The entries below should be given again exactly, minus their pictures.

» **DATASET ENTRIES**
----------
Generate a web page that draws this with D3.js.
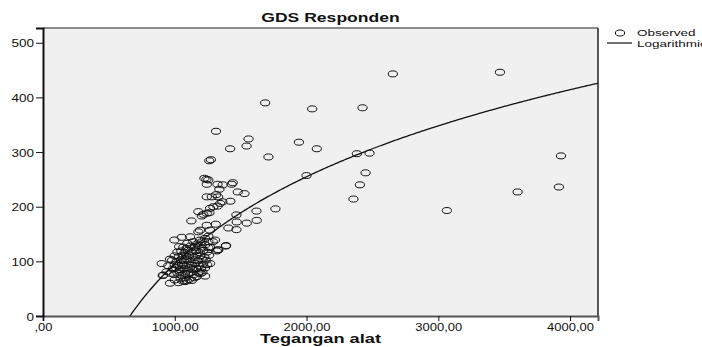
<!DOCTYPE html>
<html>
<head>
<meta charset="utf-8">
<script src="https://cdn.jsdelivr.net/npm/d3@7"></script>
<style>
  body { margin: 0; background: #fff; }
  text { font-family: "Liberation Sans", Arial, sans-serif; }
</style>
</head>
<body>
<div id="chart"></div>
<script>
// observed points: [Tegangan alat, GDS Responden]
const upperPoints = [
  [2655,443],[3468,446],[1686,390],[2043,379],[2425,381],[1313,338],[1560,324],[1545,311],
  [1420,306],[1942,318],[2078,306],[1711,291],[1262,284],[1274,286],[2382,297],[2478,298],
  [2000,257],[2448,262],[2405,240],[2356,214],[1764,196],[3065,193],[3602,227],[3915,236],[3931,293]
];
const midPoints = [
  [1225,252],[1255,249],[1240,250],[1243,241],[1324,241],[1364,240],[1440,244],[1432,241],
  [1339,232],[1478,227],[1529,224],[1243,218],[1281,218],[1314,222],[1329,218],[1422,210],
  [1344,206],[1361,209],[1324,201],[1293,200],[1268,197],[1179,191],[1217,186],[1243,188],
  [1263,189],[1205,183],[1126,174],[1468,185],[1620,192],[1622,175],[1546,170],[1470,172],
  [1407,161],[1468,158],[1387,128],[1326,121],[1243,166],[1311,168],[1268,157],[1179,154],
  [1192,157],[1255,146],[1230,142],[1289,136],[1255,136],[1192,139],[1053,144],[1116,145],
  [997,139],[1141,136],[1154,128],[1033,127],[1255,125],[1319,119],[1390,129],[1331,121],
  [1306,139],[1268,126],[1205,136]
];
const clusterPoints = [
  [901,96],[913,75],[939,81],[909,74],[964,104],[1268,96],[964,60],[1028,61],[1078,63],
  [1129,65],[1167,72],[1230,73],[1197,78],[1091,65],
  [1000,66],[1045,68],[1080,70],[1110,67],[1150,70],[1060,64],
  [970,78],[995,76],[1020,79],[1050,75],[1075,78],[1100,77],[1125,80],[1145,76],[1180,79],[1210,80],[1035,82],
  [985,86],[1010,88],[1040,85],[1065,87],[1090,84],[1115,88],[1140,85],[1165,87],[1200,86],[1230,88],
  [950,92],[1000,94],[1025,92],[1055,95],[1080,92],[1105,95],[1130,93],[1155,96],[1185,92],[1215,95],[1245,94],
  [980,102],[1015,100],[1045,103],[1070,101],[1095,104],[1120,100],[1150,103],[1175,101],[1205,104],[1235,102],
  [1000,110],[1030,108],[1060,111],[1085,109],[1110,112],[1140,108],[1165,111],[1195,110],[1225,108],[1260,111],
  [1020,117],[1050,119],[1075,116],[1100,120],[1130,117],[1160,119],[1190,116],[1215,120],[1245,117],
  [1065,126],[1090,124],[1120,128],[1150,125],[1180,129],[1205,124],[1230,130],
  [1095,133],[1170,132]
];
const points = upperPoints.concat(midPoints, clusterPoints);

// logarithmic fit y = a + b*ln(x)
const fitA = -1491.9;
const fitB = 229.8;

const xTicks = [0, 1000, 2000, 3000, 4000];
const xTickLabels = [",00", "1000,00", "2000,00", "3000,00", "4000,00"];
const yTicks = [0, 100, 200, 300, 400, 500];
const legendLabels = ["Observed", "Logarithmic"];

const W = 702, H = 347;
const margin = {top: 28, right: 104, bottom: 31, left: 43};
const width = W - margin.left - margin.right;
const height = H - margin.top - margin.bottom;

const x = d3.scaleLinear().domain([0, 4212]).range([0, width]);
const y = d3.scaleLinear().domain([0, 527]).range([height, 0]);

const svg = d3.select("#chart").append("svg")
  .attr("width", W).attr("height", H);

// text drawn wider than normal, like the original export
function wideText(parent, tx, ty, str, size, weight, sx, anchor) {
  return parent.append("text")
    .attr("transform", "translate(" + tx + "," + ty + ") scale(" + sx + ",1)")
    .attr("text-anchor", anchor)
    .attr("font-size", size + "px")
    .attr("font-weight", weight)
    .attr("fill", "#111")
    .text(str);
}

const g = svg.append("g")
  .attr("transform", "translate(" + margin.left + "," + margin.top + ")");

// plot background
g.append("rect")
  .attr("width", width).attr("height", height)
  .attr("fill", "#f0f0f0");

g.append("clipPath").attr("id", "clip")
  .append("rect").attr("width", width).attr("height", height);

// frame: top grey, right dark
g.append("line").attr("x1", 0).attr("x2", width).attr("y1", 0).attr("y2", 0)
  .attr("stroke", "#8c8c8c").attr("stroke-width", 2);
g.append("line").attr("x1", width).attr("x2", width).attr("y1", 0).attr("y2", height)
  .attr("stroke", "#222").attr("stroke-width", 1.5);

// points
g.append("g").selectAll("ellipse")
  .data(points)
  .enter().append("ellipse")
  .attr("cx", d => x(d[0]))
  .attr("cy", d => y(d[1]))
  .attr("rx", 4.6).attr("ry", 3)
  .attr("fill", "none")
  .attr("stroke", "#111")
  .attr("stroke-width", 1);

// fitted curve
const xs = d3.range(600, 4213, 10);
const line = d3.line().x(d => x(d)).y(d => y(fitA + fitB * Math.log(d)));
g.append("path")
  .datum(xs)
  .attr("clip-path", "url(#clip)")
  .attr("d", line)
  .attr("fill", "none")
  .attr("stroke", "#111")
  .attr("stroke-width", 1.3);

// x-axis
const xAxis = d3.axisBottom(x).tickValues(xTicks).tickFormat("").tickSize(5);
const gx = g.append("g")
  .attr("transform", "translate(0," + height + ")")
  .call(xAxis);
gx.select(".domain").attr("stroke", "#555").attr("stroke-width", 2);
gx.selectAll(".tick line").attr("stroke", "#111");
gx.selectAll(".tick").each(function(d, i) {
  wideText(d3.select(this), 0, 15, xTickLabels[i], 10, "normal", 1.3, "middle");
});

// y-axis
const yAxis = d3.axisLeft(y).tickValues(yTicks).tickFormat("").tickSize(7);
const gy = g.append("g").call(yAxis);
gy.select(".domain").attr("stroke", "#111").attr("stroke-width", 2);
gy.selectAll(".tick line").attr("stroke", "#111");
gy.selectAll(".tick").each(function(d) {
  wideText(d3.select(this), -9, 4, d3.format("d")(d), 10, "normal", 1.35, "end");
});

// x-axis label
wideText(svg, margin.left + width / 2, 343, "Tegangan alat", 13, "bold", 1.4, "middle");

// title
wideText(svg, margin.left + width / 2 + 10, 22, "GDS Responden", 13, "bold", 1.35, "middle");

// legend (the second label runs off the right edge, as in the original)
const lg = svg.append("g");
lg.append("ellipse").attr("cx", 620).attr("cy", 33).attr("rx", 4.6).attr("ry", 3)
  .attr("fill", "none").attr("stroke", "#111");
lg.append("line").attr("x1", 607).attr("x2", 632).attr("y1", 43).attr("y2", 43)
  .attr("stroke", "#111").attr("stroke-width", 1.2);
legendLabels.forEach((d, i) => {
  wideText(lg, 637, 36 + i * 10.5, d, 9, "normal", 1.5, "start");
});
</script>
</body>
</html>
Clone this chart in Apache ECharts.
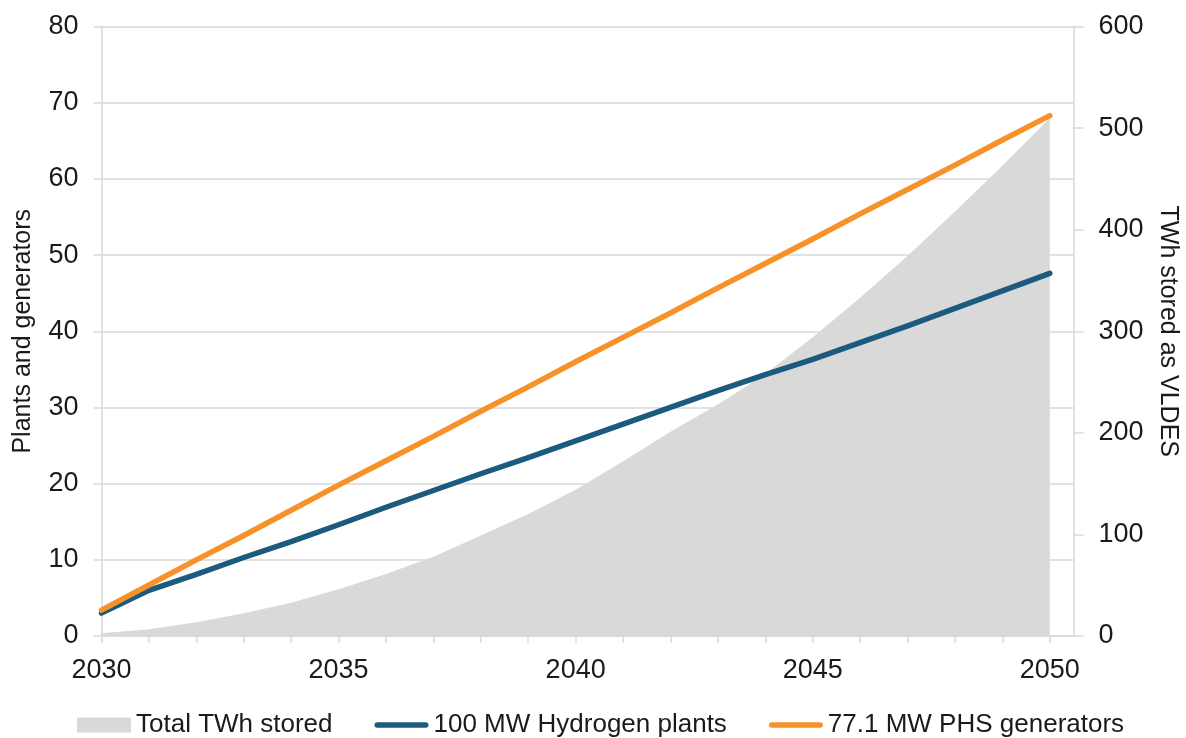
----------
» **CORRECT RESPONSE**
Generate a web page that draws this with D3.js.
<!DOCTYPE html>
<html>
<head>
<meta charset="utf-8">
<script src="https://cdn.jsdelivr.net/npm/d3@7"></script>
<style>
  body { margin: 0; background: #fff; }
  text { font-family: "Liberation Sans", Arial, sans-serif; }
</style>
</head>
<body>
<div id="chart"></div>
<script>
// observed points: [Tegangan alat, GDS Responden]
const upperPoints = [
  [2655,443],[3468,446],[1686,390],[2043,379],[2425,381],[1313,338],[1560,324],[1545,311],
  [1420,306],[1942,318],[2078,306],[1711,291],[1262,284],[1274,286],[2382,297],[2478,298],
  [2000,257],[2448,262],[2405,240],[2356,214],[1764,196],[3065,193],[3602,227],[3915,236],[3931,293]
];
const midPoints = [
  [1225,252],[1255,249],[1240,250],[1243,241],[1324,241],[1364,240],[1440,244],[1432,241],
  [1339,232],[1478,227],[1529,224],[1243,218],[1281,218],[1314,222],[1329,218],[1422,210],
  [1344,206],[1361,209],[1324,201],[1293,200],[1268,197],[1179,191],[1217,186],[1243,188],
  [1263,189],[1205,183],[1126,174],[1468,185],[1620,192],[1622,175],[1546,170],[1470,172],
  [1407,161],[1468,158],[1387,128],[1326,121],[1243,166],[1311,168],[1268,157],[1179,154],
  [1192,157],[1255,146],[1230,142],[1289,136],[1255,136],[1192,139],[1053,144],[1116,145],
  [997,139],[1141,136],[1154,128],[1033,127],[1255,125],[1319,119],[1390,129],[1331,121],
  [1306,139],[1268,126],[1205,136]
];
const clusterPoints = [
  [901,96],[913,75],[939,81],[909,74],[964,104],[1268,96],[964,60],[1028,61],[1078,63],
  [1129,65],[1167,72],[1230,73],[1197,78],[1091,65],
  [1000,66],[1045,68],[1080,70],[1110,67],[1150,70],[1060,64],
  [970,78],[995,76],[1020,79],[1050,75],[1075,78],[1100,77],[1125,80],[1145,76],[1180,79],[1210,80],[1035,82],
  [985,86],[1010,88],[1040,85],[1065,87],[1090,84],[1115,88],[1140,85],[1165,87],[1200,86],[1230,88],
  [950,92],[1000,94],[1025,92],[1055,95],[1080,92],[1105,95],[1130,93],[1155,96],[1185,92],[1215,95],[1245,94],
  [980,102],[1015,100],[1045,103],[1070,101],[1095,104],[1120,100],[1150,103],[1175,101],[1205,104],[1235,102],
  [1000,110],[1030,108],[1060,111],[1085,109],[1110,112],[1140,108],[1165,111],[1195,110],[1225,108],[1260,111],
  [1020,117],[1050,119],[1075,116],[1100,120],[1130,117],[1160,119],[1190,116],[1215,120],[1245,117],
  [1065,126],[1090,124],[1120,128],[1150,125],[1180,129],[1205,124],[1230,130],
  [1095,133],[1170,132]
];
const points = upperPoints.concat(midPoints, clusterPoints);

// logarithmic fit y = a + b*ln(x)
const fitA = -1491.9;
const fitB = 229.8;

const xTicks = [0, 1000, 2000, 3000, 4000];
const xTickLabels = [",00", "1000,00", "2000,00", "3000,00", "4000,00"];
const yTicks = [0, 100, 200, 300, 400, 500];
const legendLabels = ["Observed", "Logarithmic"];

const W = 702, H = 347;
const margin = {top: 28, right: 104, bottom: 31, left: 43};
const width = W - margin.left - margin.right;
const height = H - margin.top - margin.bottom;

const x = d3.scaleLinear().domain([0, 4212]).range([0, width]);
const y = d3.scaleLinear().domain([0, 527]).range([height, 0]);

const svg = d3.select("#chart").append("svg")
  .attr("width", W).attr("height", H);

// text drawn wider than normal, like the original export
function wideText(parent, tx, ty, str, size, weight, sx, anchor) {
  return parent.append("text")
    .attr("transform", "translate(" + tx + "," + ty + ") scale(" + sx + ",1)")
    .attr("text-anchor", anchor)
    .attr("font-size", size + "px")
    .attr("font-weight", weight)
    .attr("fill", "#111")
    .text(str);
}

const g = svg.append("g")
  .attr("transform", "translate(" + margin.left + "," + margin.top + ")");

// plot background
g.append("rect")
  .attr("width", width).attr("height", height)
  .attr("fill", "#f0f0f0");

g.append("clipPath").attr("id", "clip")
  .append("rect").attr("width", width).attr("height", height);

// frame: top grey, right dark
g.append("line").attr("x1", 0).attr("x2", width).attr("y1", 0).attr("y2", 0)
  .attr("stroke", "#8c8c8c").attr("stroke-width", 2);
g.append("line").attr("x1", width).attr("x2", width).attr("y1", 0).attr("y2", height)
  .attr("stroke", "#222").attr("stroke-width", 1.5);

// points
g.append("g").selectAll("ellipse")
  .data(points)
  .enter().append("ellipse")
  .attr("cx", d => x(d[0]))
  .attr("cy", d => y(d[1]))
  .attr("rx", 4.6).attr("ry", 3)
  .attr("fill", "none")
  .attr("stroke", "#111")
  .attr("stroke-width", 1);

// fitted curve
const xs = d3.range(600, 4213, 10);
const line = d3.line().x(d => x(d)).y(d => y(fitA + fitB * Math.log(d)));
g.append("path")
  .datum(xs)
  .attr("clip-path", "url(#clip)")
  .attr("d", line)
  .attr("fill", "none")
  .attr("stroke", "#111")
  .attr("stroke-width", 1.3);

// x-axis
const xAxis = d3.axisBottom(x).tickValues(xTicks).tickFormat("").tickSize(5);
const gx = g.append("g")
  .attr("transform", "translate(0," + height + ")")
  .call(xAxis);
gx.select(".domain").attr("stroke", "#555").attr("stroke-width", 2);
gx.selectAll(".tick line").attr("stroke", "#111");
gx.selectAll(".tick").each(function(d, i) {
  wideText(d3.select(this), 0, 15, xTickLabels[i], 10, "normal", 1.3, "middle");
});

// y-axis
const yAxis = d3.axisLeft(y).tickValues(yTicks).tickFormat("").tickSize(7);
const gy = g.append("g").call(yAxis);
gy.select(".domain").attr("stroke", "#111").attr("stroke-width", 2);
gy.selectAll(".tick line").attr("stroke", "#111");
gy.selectAll(".tick").each(function(d) {
  wideText(d3.select(this), -9, 4, d3.format("d")(d), 10, "normal", 1.35, "end");
});

// x-axis label
wideText(svg, margin.left + width / 2, 343, "Tegangan alat", 13, "bold", 1.4, "middle");

// title
wideText(svg, margin.left + width / 2 + 10, 22, "GDS Responden", 13, "bold", 1.35, "middle");

// legend (the second label runs off the right edge, as in the original)
const lg = svg.append("g");
lg.append("ellipse").attr("cx", 620).attr("cy", 33).attr("rx", 4.6).attr("ry", 3)
  .attr("fill", "none").attr("stroke", "#111");
lg.append("line").attr("x1", 607).attr("x2", 632).attr("y1", 43).attr("y2", 43)
  .attr("stroke", "#111").attr("stroke-width", 1.2);
legendLabels.forEach((d, i) => {
  wideText(lg, 637, 36 + i * 10.5, d, 9, "normal", 1.5, "start");
});
</script>
</body>
</html>
Clone this chart in Apache ECharts.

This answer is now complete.